There are fewer cancers recognized as industrial disasters in Korea because cancer is a disease that makes it difficult for workers to apply for industrial accidents voluntarily, according to Lee.

“In the case of acute diseases, workers find causes in the current occupational environment and apply for industrial accidents,” she said. “However, in the case of cancer, the period between exposure and outbreak is long, making it hard to trace occupational past exposure factors. Besides, workers often lack information about materials they handled, finding it not easy to apply for industrial accidents independently.”

Lee said she had planned an active epidemiological investigation using big data to overcome these limitations.

She made 24 workplace-based cancer monitoring data by integrating unemployment insurance, cancer registration data, and death data by cause at Statistics Korea. The probe collected cumulative cancer outbreaks among people who worked at a place for two years or more and monitored them.

Lee has selected high-risk jobs by analyzing workplace-based disease data and conducting an active epidemiological investigation, including a work environment survey, targeting the waste disposal industry.

Professor Kim In-ah of the Department of Occupational Environmental Medicine at Hanyang University Hospital speaks at the same forum.
Professor Kim In-ah of the Department of Occupational Environmental Medicine at Hanyang University Hospital speaks at the same forum.

Kim In-ah, an occupational environmental medicine professor at Hanyang University Hospital, emphasized doctors’ role because they can discover occupational cancer patients at their offices.

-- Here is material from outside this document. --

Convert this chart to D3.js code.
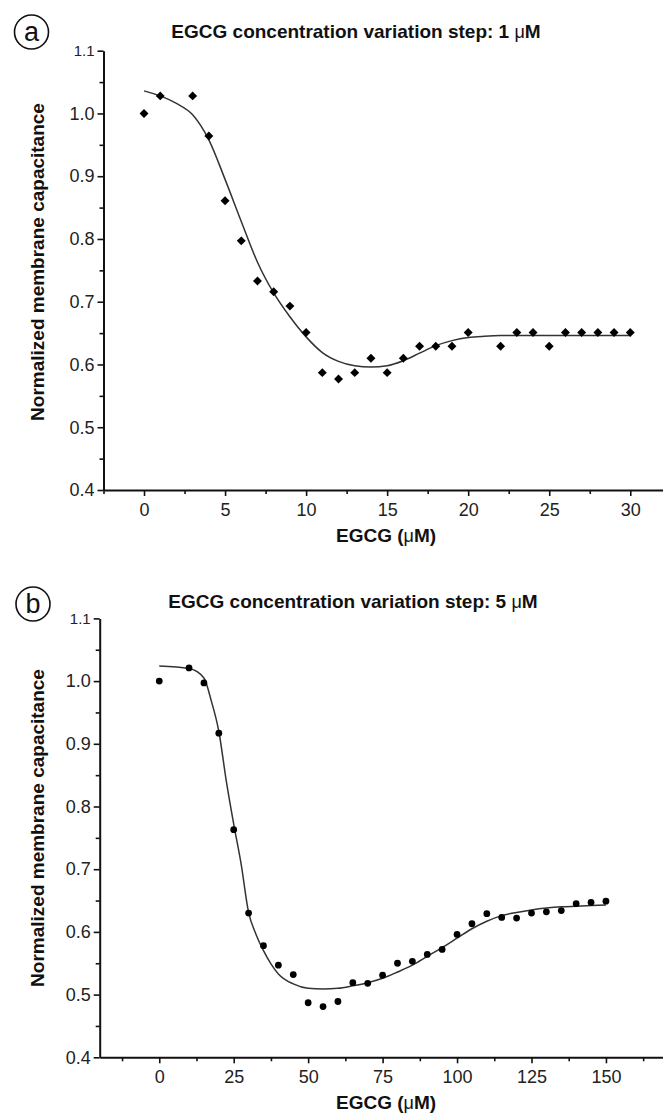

“How should hospitals find occupational cancer patients? To resolve underreporting problems, we can consider the monitoring system of lung cancer and hematopoietic system cancer that we operated from 2011 to 2016,” Professor Kim, also deputy head of the Seoul Occupational Safety Center at the hospital, said. “We operated a system where doctors evaluated patients’ diseases and their occupational relations and guided them to industrial accident application if needed.”

The university hospital plans to expand the system by applying Seoul St. Mary’s review system of leukemia cases and pushing for lung cancer's complete enumeration jointly with the latter and the Samsung Medical Center.

“I think we could at least estimate the approximate number of occupational cancers. We are bound to be based on patients’ statements in the medical field. However, we can know when occupational exposures related to diseases occurred based on such statements,” Kim said. “After our center develops a model based on cases in Seoul, we plan to expand it to other hospitals and regions.”

A government official acknowledged the importance of doctors’ role in discovering occupational cancer and compiling related statistics.

“We need to create institutional factors that suspect the possibility of occupational cancer,” said Kim Jeong-yeon, director of the Industrial Health Standard Division at the Ministry of Employment and Labor. “In this regard, the government opens six occupational safety centers this year.”

Noting that now is when occupational cancers frequently occur because about four decades have passed since Korea started its industrialization in earnest in the 1970s and 80s, Kim stressed that all related parties should work hard to raise public awareness of this issue and strengthen preventive steps.

“Korea has no pertinent data on occupational cancer. Even reports are not being made properly compared to other countries, NCC Director Suh Hong-guan said. “Doctors should ask cancer patients’ occupations. That’s how they can open ways for reporting occupational cancers and other diseases and prevent them.”